Effect of strain on electronic and thermoelectric properties of few layers to bulk MoS₂

The sensitive dependence of electronic and thermoelectric properties of MoS$_2$ on the applied strain opens up a variety of applications in the emerging area of straintronics. Using first principles based density functional theory calculations, we show that the band gap of few layers of MoS$_2$ can be tuned by applying i) normal compressive (NC), ii) biaxial compressive (BC), and iii) biaxial tensile (BT) strain. A reversible semiconductor to metal transition (S-M transition) is observed under all three types of strain. In the case of NC strain, the threshold strain at which S-M transition occurs increases with increasing number of layers and becomes maximum for the bulk. On the other hand, the threshold strain for S-M transition in both BC and BT strain decreases with the increase in number of layers. The difference in the mechanisms for the S-M transition is explained for different types of applied strain.

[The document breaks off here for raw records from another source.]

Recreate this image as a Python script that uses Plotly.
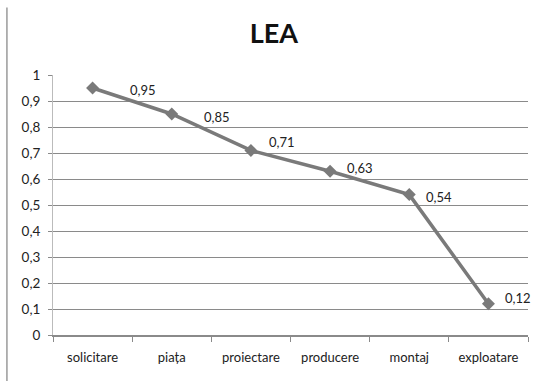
import plotly.graph_objects as go

# LEA score per stage of the product life cycle
stages = ["solicitare", "piața", "proiectare", "producere", "montaj", "exploatare"]
lea = [0.95, 0.85, 0.71, 0.63, 0.54, 0.12]
y_ticks = [0, 0.1, 0.2, 0.3, 0.4, 0.5, 0.6, 0.7, 0.8, 0.9, 1]

# nudge of each value label (px), keeps labels clear of the line
label_dx = [35, 30, 16, 15, 15, 15]
label_dy = [-2, -3, 8, 3, -2, 6]

FONT = "Lato, Open Sans, Noto Sans, sans-serif"
GRID = "#8a8a8a"
LINE = "#7a7a7a"

fig = go.Figure()
fig.add_trace(go.Scatter(
    x=stages, y=lea, mode="lines+markers",
    line=dict(color=LINE, width=3.5),
    marker=dict(symbol="diamond", size=10, color=LINE),
    hoverinfo="skip", showlegend=False,
))

for s, v, dx, dy in zip(stages, lea, label_dx, label_dy):
    fig.add_annotation(
        x=s, y=v, text=f"{v:.2f}".replace(".", ","), showarrow=False,
        xanchor="left", yanchor="middle", xshift=dx, yshift=dy,
        font=dict(family=FONT, size=13, color="#222222"),
    )

fig.update_layout(
    width=542, height=381,
    margin=dict(l=53, r=14, t=75, b=46),
    paper_bgcolor="white", plot_bgcolor="white",
    separators=",.",
    font=dict(family=FONT, size=13, color="#222222"),
    title=dict(text="<b>LEA</b>", x=0.465, xanchor="center", xref="paper",
               y=0.913, yanchor="middle",
               font=dict(family=FONT, size=27, color="#111111")),
    xaxis=dict(
        type="category", range=[-0.5, 5.5], tickson="boundaries",
        ticks="outside", ticklen=5, tickcolor=GRID,
        showline=True, linecolor=GRID, linewidth=1.5,
        showgrid=False, ticklabelstandoff=10,
        tickfont=dict(family=FONT, size=13, color="#222222"),
    ),
    yaxis=dict(
        range=[0, 1], tickvals=y_ticks,
        ticktext=[f"{t:g}".replace(".", ",") for t in y_ticks],
        ticks="outside", ticklen=4, tickcolor=GRID,
        showgrid=True, gridcolor=GRID, gridwidth=1.4,
        showline=True, linecolor="#bbbbbb", linewidth=1,
        zeroline=False, ticklabelstandoff=5,
        tickfont=dict(family=FONT, size=13.5, color="#222222"),
    ),
)

# thin frame line at the far left of the chart
fig.add_shape(type="line", xref="paper", yref="paper",
              x0=-0.097, x1=-0.097, y0=-0.18, y1=1.26,
              line=dict(color="#9a9a9a", width=1.5))

fig.write_html("out.html")
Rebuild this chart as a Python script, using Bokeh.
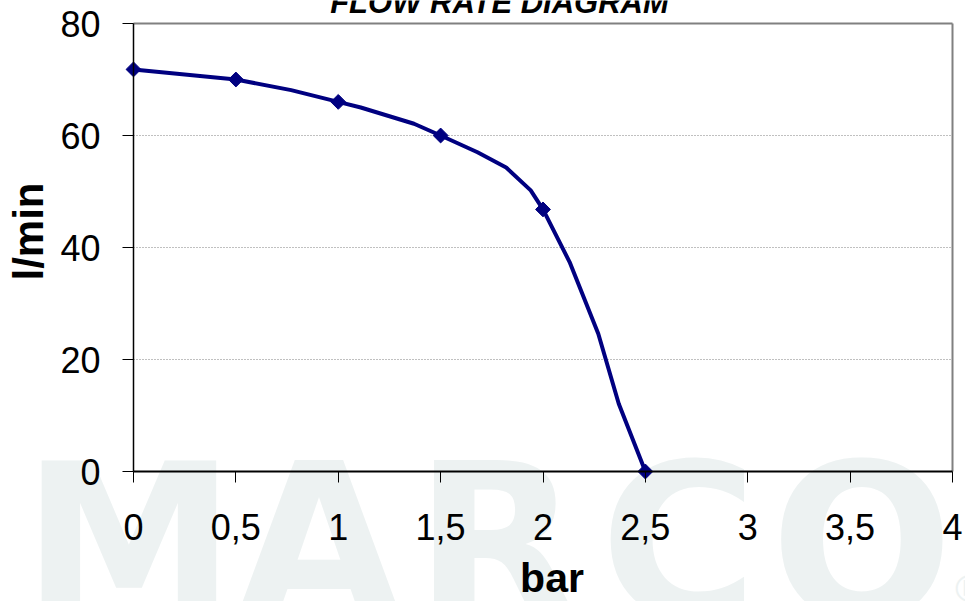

Furthermore, the effect of strain type and number of layers on the transport properties are also studied using Botzmann transport theory. We optimize the transport properties as a function of number of layers and applied strain. 3L- and 2L-MoS$_2$ emerge as the most efficient thermoelectric material under NC and BT strain, respectively. The calculated thermopower is large and comparable to some of the best thermoelectric materials. A comparison between the feasibility of these three types of strain is also discussed.